--- Start of SOURCE EXCERPT ---
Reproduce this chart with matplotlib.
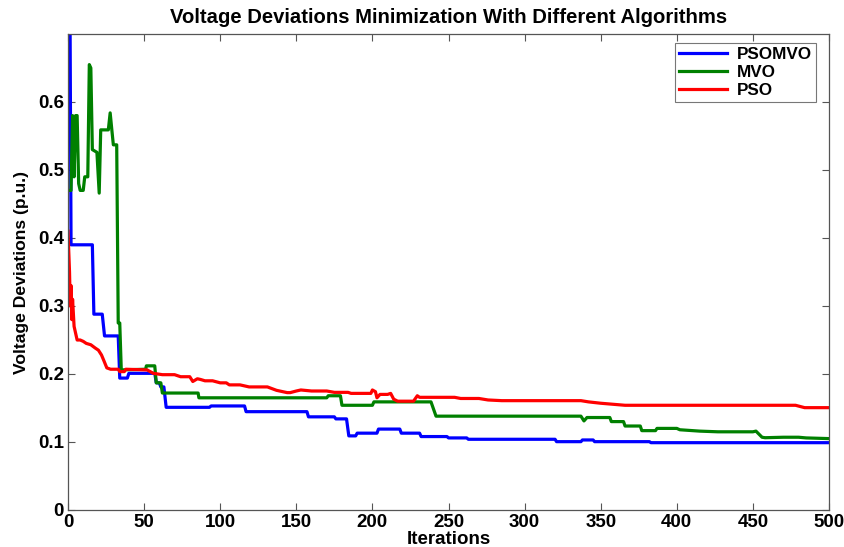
import matplotlib
matplotlib.use("Agg")
import matplotlib.pyplot as plt

# ---- data ----
psomvo_it = [0, 1, 2, 16, 17, 22.5, 24, 33, 34, 39, 40, 57, 58, 60, 61, 63, 64.5, 93, 94, 116, 117,
             157, 158, 175, 176, 183, 184.5, 189, 190, 203, 204, 218, 219, 231, 232, 249, 250, 262,
             263, 320, 321, 337, 338, 345, 346, 382, 383, 500]
psomvo_val = [1.0, 0.9, 0.39, 0.39, 0.288, 0.288, 0.256, 0.256, 0.194, 0.194, 0.201, 0.201, 0.187,
              0.187, 0.181, 0.181, 0.151, 0.151, 0.153, 0.153, 0.1446, 0.1446, 0.137, 0.137, 0.134,
              0.134, 0.109, 0.109, 0.113, 0.113, 0.119, 0.119, 0.113, 0.113, 0.108, 0.108, 0.106,
              0.106, 0.104, 0.104, 0.1005, 0.1005, 0.103, 0.103, 0.1005, 0.1005, 0.099, 0.099]

mvo_it = [0, 2, 3, 4, 5, 6, 7, 8, 10, 11, 13, 14, 15, 16, 19, 20.5, 21.5, 26.5, 27.7, 28.8, 29.8,
          32, 33, 34, 35, 51, 51.5, 57, 58, 61, 62, 85.5, 86, 170, 171, 179, 180, 200, 201, 238.5,
          241.8, 337, 339, 341, 356, 357, 365, 366, 376, 377, 386, 387, 400, 402, 415, 427, 450,
          452, 456, 458, 470, 480, 485, 500]
mvo_val = [0.47, 0.47, 0.58, 0.49, 0.58, 0.58, 0.48, 0.47, 0.47, 0.49, 0.49, 0.655, 0.65, 0.53,
           0.526, 0.466, 0.559, 0.559, 0.584, 0.559, 0.537, 0.537, 0.275, 0.275, 0.206, 0.207,
           0.212, 0.212, 0.187, 0.187, 0.172, 0.172, 0.165, 0.165, 0.168, 0.168, 0.154, 0.154,
           0.159, 0.159, 0.138, 0.138, 0.131, 0.136, 0.136, 0.130, 0.130, 0.1235, 0.1235, 0.1167,
           0.1167, 0.120, 0.120, 0.118, 0.116, 0.115, 0.115, 0.116, 0.107, 0.1063, 0.107, 0.107,
           0.106, 0.105]

pso_it = [0, 1, 1.5, 2, 2.5, 3, 4, 5, 6, 8, 10, 12, 15, 18, 20, 22, 23.5, 25.5, 28, 33, 34, 37, 38,
          52, 56, 62, 70, 74, 80, 82, 85, 87, 90, 95, 100, 104, 106, 113, 119, 131, 137, 144, 146,
          150, 153, 160, 170, 175, 184, 186, 199, 200, 202, 203, 205, 210, 212, 214, 216.6, 227,
          229.5, 231, 254, 258, 270, 276, 285, 337, 342, 350, 366, 478, 484, 500]
pso_val = [0.41, 0.35, 0.30, 0.33, 0.28, 0.31, 0.27, 0.26, 0.25, 0.25, 0.248, 0.245, 0.243, 0.238,
           0.235, 0.228, 0.22, 0.209, 0.207, 0.207, 0.2035, 0.2035, 0.207, 0.206, 0.201, 0.199,
           0.199, 0.196, 0.196, 0.189, 0.193, 0.192, 0.19, 0.19, 0.187, 0.187, 0.184, 0.184, 0.181,
           0.181, 0.176, 0.1726, 0.1726, 0.175, 0.1765, 0.175, 0.175, 0.173, 0.173, 0.1715, 0.1715,
           0.1765, 0.174, 0.165, 0.17, 0.17, 0.1715, 0.163, 0.160, 0.160, 0.168, 0.1657, 0.1657,
           0.164, 0.164, 0.1618, 0.1608, 0.1608, 0.159, 0.157, 0.154, 0.154, 0.1505, 0.1505]

x_ticks = [0, 50, 100, 150, 200, 250, 300, 350, 400, 450, 500]
y_ticks = [0, 0.1, 0.2, 0.3, 0.4, 0.5, 0.6]
y_tick_labels = ["0", "0.1", "0.2", "0.3", "0.4", "0.5", "0.6"]

plt.rcParams['font.family'] = ['Liberation Sans', 'DejaVu Sans']
plt.rcParams['font.weight'] = 'bold'

fig = plt.figure(figsize=(8.44, 5.47), dpi=100)
ax = fig.add_axes([68 / 844, 1 - 510 / 547, (829 - 68) / 844, (510 - 34) / 547])

lw = 2.3
ax.plot(psomvo_it, psomvo_val, color=(0, 0, 1), lw=lw, label='PSOMVO')
ax.plot(mvo_it, mvo_val, color=(0, 0.5, 0), lw=lw, label='MVO')
ax.plot(pso_it, pso_val, color=(1, 0, 0), lw=lw, label='PSO')

ax.set_xlim(0, 500)
ax.set_ylim(0, 0.7)
ax.set_xticks(x_ticks)
ax.set_xticklabels([str(t) for t in x_ticks])
ax.set_yticks(y_ticks)
ax.set_yticklabels(y_tick_labels)
ax.tick_params(direction='in', top=True, right=True, length=5, width=0.8,
               color='#555555', labelsize=13.5, pad=3)
for lab in ax.get_xticklabels() + ax.get_yticklabels():
    lab.set_fontweight('bold')
for s in ax.spines.values():
    s.set_color('#555555')
    s.set_linewidth(0.9)

ax.set_title('Voltage Deviations Minimization With Different Algorithms',
             fontsize=14.6, fontweight='bold', pad=8)
ax.set_xlabel('Iterations', fontsize=13.5, fontweight='bold', labelpad=0)
ax.set_ylabel('Voltage Deviations (p.u.)', fontsize=12.6, fontweight='bold', labelpad=6)

leg = ax.legend(loc='upper right', bbox_to_anchor=(0.9875, 0.988), fancybox=False,
                edgecolor='#555555', fontsize=12.3, handlelength=2.8, borderpad=0.25,
                labelspacing=0.15, handletextpad=0.55, borderaxespad=0.2)
leg.get_frame().set_linewidth(0.8)
for t in leg.get_texts():
    t.set_fontweight('bold')

fig.savefig('out.png', dpi=100)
--- End of SOURCE EXCERPT ---
Produce an exact copy of each line of data, skipping embedded images.

Reproduce this chart with matplotlib.
import matplotlib
matplotlib.use("Agg")
import matplotlib.pyplot as plt

# ---- data ----
psomvo_it = [0, 1, 2, 16, 17, 22.5, 24, 33, 34, 39, 40, 57, 58, 60, 61, 63, 64.5, 93, 94, 116, 117,
             157, 158, 175, 176, 183, 184.5, 189, 190, 203, 204, 218, 219, 231, 232, 249, 250, 262,
             263, 320, 321, 337, 338, 345, 346, 382, 383, 500]
psomvo_val = [1.0, 0.9, 0.39, 0.39, 0.288, 0.288, 0.256, 0.256, 0.194, 0.194, 0.201, 0.201, 0.187,
              0.187, 0.181, 0.181, 0.151, 0.151, 0.153, 0.153, 0.1446, 0.1446, 0.137, 0.137, 0.134,
              0.134, 0.109, 0.109, 0.113, 0.113, 0.119, 0.119, 0.113, 0.113, 0.108, 0.108, 0.106,
              0.106, 0.104, 0.104, 0.1005, 0.1005, 0.103, 0.103, 0.1005, 0.1005, 0.099, 0.099]

mvo_it = [0, 2, 3, 4, 5, 6, 7, 8, 10, 11, 13, 14, 15, 16, 19, 20.5, 21.5, 26.5, 27.7, 28.8, 29.8,
          32, 33, 34, 35, 51, 51.5, 57, 58, 61, 62, 85.5, 86, 170, 171, 179, 180, 200, 201, 238.5,
          241.8, 337, 339, 341, 356, 357, 365, 366, 376, 377, 386, 387, 400, 402, 415, 427, 450,
          452, 456, 458, 470, 480, 485, 500]
mvo_val = [0.47, 0.47, 0.58, 0.49, 0.58, 0.58, 0.48, 0.47, 0.47, 0.49, 0.49, 0.655, 0.65, 0.53,
           0.526, 0.466, 0.559, 0.559, 0.584, 0.559, 0.537, 0.537, 0.275, 0.275, 0.206, 0.207,
           0.212, 0.212, 0.187, 0.187, 0.172, 0.172, 0.165, 0.165, 0.168, 0.168, 0.154, 0.154,
           0.159, 0.159, 0.138, 0.138, 0.131, 0.136, 0.136, 0.130, 0.130, 0.1235, 0.1235, 0.1167,
           0.1167, 0.120, 0.120, 0.118, 0.116, 0.115, 0.115, 0.116, 0.107, 0.1063, 0.107, 0.107,
           0.106, 0.105]

pso_it = [0, 1, 1.5, 2, 2.5, 3, 4, 5, 6, 8, 10, 12, 15, 18, 20, 22, 23.5, 25.5, 28, 33, 34, 37, 38,
          52, 56, 62, 70, 74, 80, 82, 85, 87, 90, 95, 100, 104, 106, 113, 119, 131, 137, 144, 146,
          150, 153, 160, 170, 175, 184, 186, 199, 200, 202, 203, 205, 210, 212, 214, 216.6, 227,
          229.5, 231, 254, 258, 270, 276, 285, 337, 342, 350, 366, 478, 484, 500]
pso_val = [0.41, 0.35, 0.30, 0.33, 0.28, 0.31, 0.27, 0.26, 0.25, 0.25, 0.248, 0.245, 0.243, 0.238,
           0.235, 0.228, 0.22, 0.209, 0.207, 0.207, 0.2035, 0.2035, 0.207, 0.206, 0.201, 0.199,
           0.199, 0.196, 0.196, 0.189, 0.193, 0.192, 0.19, 0.19, 0.187, 0.187, 0.184, 0.184, 0.181,
           0.181, 0.176, 0.1726, 0.1726, 0.175, 0.1765, 0.175, 0.175, 0.173, 0.173, 0.1715, 0.1715,
           0.1765, 0.174, 0.165, 0.17, 0.17, 0.1715, 0.163, 0.160, 0.160, 0.168, 0.1657, 0.1657,
           0.164, 0.164, 0.1618, 0.1608, 0.1608, 0.159, 0.157, 0.154, 0.154, 0.1505, 0.1505]

x_ticks = [0, 50, 100, 150, 200, 250, 300, 350, 400, 450, 500]
y_ticks = [0, 0.1, 0.2, 0.3, 0.4, 0.5, 0.6]
y_tick_labels = ["0", "0.1", "0.2", "0.3", "0.4", "0.5", "0.6"]

plt.rcParams['font.family'] = ['Liberation Sans', 'DejaVu Sans']
plt.rcParams['font.weight'] = 'bold'

fig = plt.figure(figsize=(8.44, 5.47), dpi=100)
ax = fig.add_axes([68 / 844, 1 - 510 / 547, (829 - 68) / 844, (510 - 34) / 547])

lw = 2.3
ax.plot(psomvo_it, psomvo_val, color=(0, 0, 1), lw=lw, label='PSOMVO')
ax.plot(mvo_it, mvo_val, color=(0, 0.5, 0), lw=lw, label='MVO')
ax.plot(pso_it, pso_val, color=(1, 0, 0), lw=lw, label='PSO')

ax.set_xlim(0, 500)
ax.set_ylim(0, 0.7)
ax.set_xticks(x_ticks)
ax.set_xticklabels([str(t) for t in x_ticks])
ax.set_yticks(y_ticks)
ax.set_yticklabels(y_tick_labels)
ax.tick_params(direction='in', top=True, right=True, length=5, width=0.8,
               color='#555555', labelsize=13.5, pad=3)
for lab in ax.get_xticklabels() + ax.get_yticklabels():
    lab.set_fontweight('bold')
for s in ax.spines.values():
    s.set_color('#555555')
    s.set_linewidth(0.9)

ax.set_title('Voltage Deviations Minimization With Different Algorithms',
             fontsize=14.6, fontweight='bold', pad=8)
ax.set_xlabel('Iterations', fontsize=13.5, fontweight='bold', labelpad=0)
ax.set_ylabel('Voltage Deviations (p.u.)', fontsize=12.6, fontweight='bold', labelpad=6)

leg = ax.legend(loc='upper right', bbox_to_anchor=(0.9875, 0.988), fancybox=False,
                edgecolor='#555555', fontsize=12.3, handlelength=2.8, borderpad=0.25,
                labelspacing=0.15, handletextpad=0.55, borderaxespad=0.2)
leg.get_frame().set_linewidth(0.8)
for t in leg.get_texts():
    t.set_fontweight('bold')

fig.savefig('out.png', dpi=100)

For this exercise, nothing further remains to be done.